Refunds and rebooking options have become the primary focus for travelers who booked trips before the current escalation. While Conde Nast Traveler suggests that some airlines are offering flexible waivers, the reality on the ground is often more restrictive. Most standard travel insurance policies exclude acts of war or civil unrest, meaning a voluntary cancellation might result in a total loss of funds. Passengers should look for CFAR, or Cancel For Any Reason, upgrades when purchasing insurance, though these premiums have also increased. This legal distinction matters because it dictates who pays for your hotel room during a layover or whether you receive a cash refund instead of a measly travel voucher.

Airlines are losing millions of dollars on canceled flights and disrupted schedules. Still, they are not always required to compensate passengers for delays caused by geopolitical conflicts. These events are typically classified as extraordinary circumstances, which absolves the carrier of liability for hotel stays or meal vouchers in many jurisdictions. Experts recommend checking the specific contract of carriage for each airline before booking, as some carriers are more generous than others with their rebooking windows. If a flight is canceled by the airline itself, US and EU laws generally mandate a full refund, but getting that cash back can take weeks of persistence through customer service channels.

Expectations for a full refund for a war-related delay are often a fool's errand.
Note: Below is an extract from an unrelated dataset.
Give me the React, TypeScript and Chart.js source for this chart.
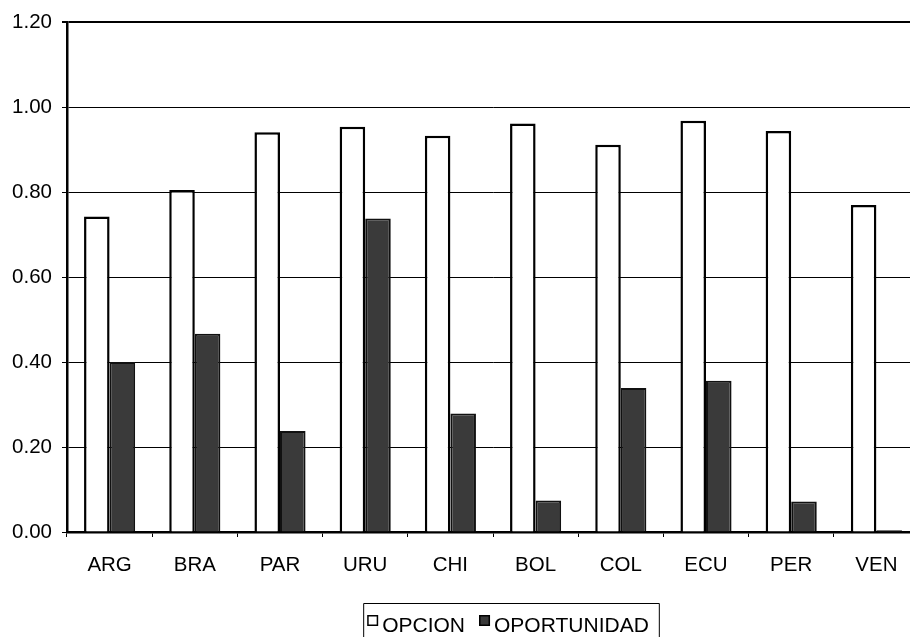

Business travelers and luxury vacationers are the first to feel the sting of these $25,000 fares, but the impact will eventually reach the economy cabin. If business class becomes prohibitively expensive, corporations will reduce travel budgets, leading to even fewer flights and higher prices for the remaining seats. The era of the $500 trans-Atlantic flight may be nearing an end if the Middle East remains a closed corridor. For now, the best advice for any traveler is to remain flexible and keep a significant emergency fund. The global sky is no longer a guaranteed highway, but a restricted and expensive privilege.

The Elite Tribune Perspective

Stop pretending that the age of cheap global mobility was anything other than a historical fluke. For three decades, we lived in a fantasy world where a middle-management executive could skip across continents for the price of a weekend at a mid-tier resort. That era is over. The $25,000 business-class ticket is not a mistake or a glitch; it is an honest reflection of what it actually costs to move a human being through a world on fire. Airlines have spent years masking the true costs of fuel and geopolitical risk through aggressive loyalty programs and subsidized routes. Now that the masks have been ripped away by the conflict in Iran, the public is rightfully horrified by the price of reality. We should stop coddling the modern traveler who believes they are entitled to a seamless journey regardless of the chaos on the ground. If you cannot afford the $25,000 fare, you likely do not have business urgent enough to justify the carbon footprint or the risk. War has a way of clarifying priorities, and the new pricing structure for international travel is simply the market's way of telling us that the vacation is over. Travel is a luxury for the powerful, not a right for the masses.